Magnus von Horn : C'est très lié à la masculinité, hélas, mais c'est inévitable. Attention, je me refère là à une généralité, je veux que ce soit clair. Cela dit, très souvent, les hommes sont bel et bien coupés de leurs émotions, et pour moi, c'est plus fréquent chez eux que chez les femmes. Bien sûr, on peut trouver ce détachement chez certaines femmes, mais c'est moins courant.

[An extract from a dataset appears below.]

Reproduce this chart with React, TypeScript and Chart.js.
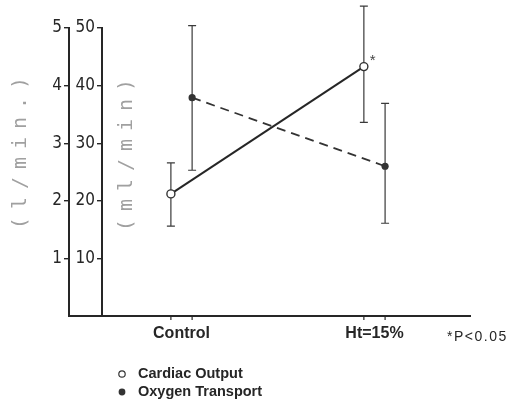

Après, dans mon film, l'agressivité ambiante n'est pas celle qu'on trouve dans les gangs, ou à l'armée. Ce n'est pas ce genre de tension entre pairs chargée de testostérone. C'est plus passif-agressif. Je pense que cette agressivité vient du fait que depuis des générations, le monde est gouverné par les hommes. Il a été créé par des hommes pour des hommes, qu'il s'agisse d'expansion territoriale ou commerciale ou autre. Pour conquérir comme ça, les hommes ont eu besoin d'ignorer leurs émotions et de prendre des décisions de raison, et c'est ainsi qu'ils ont abandonné leur moi profond, pour devenir l'ombre d'eux-mêmes.

Pensez-vous que ce détachement émotionnel que vous décrivez est un trait spécifiquement nord-européen ?
Je ne pense pas forcément que les hommes sont moins détachés ailleurs. Les différences sont plus dans la manière dont ils extériorisent. Ils le font ici en Pologne, par exemple. Si je ne vis plus en Suède, c'est parce que justement, je trouve qu'on y a tendance à "mettre un couvercle" sur les émotions. Je fais ça aussi, j'ai bien conscience que je suis très contenu sur le plan émotionnel, mais je fais des films, pour m'exprimer autrement.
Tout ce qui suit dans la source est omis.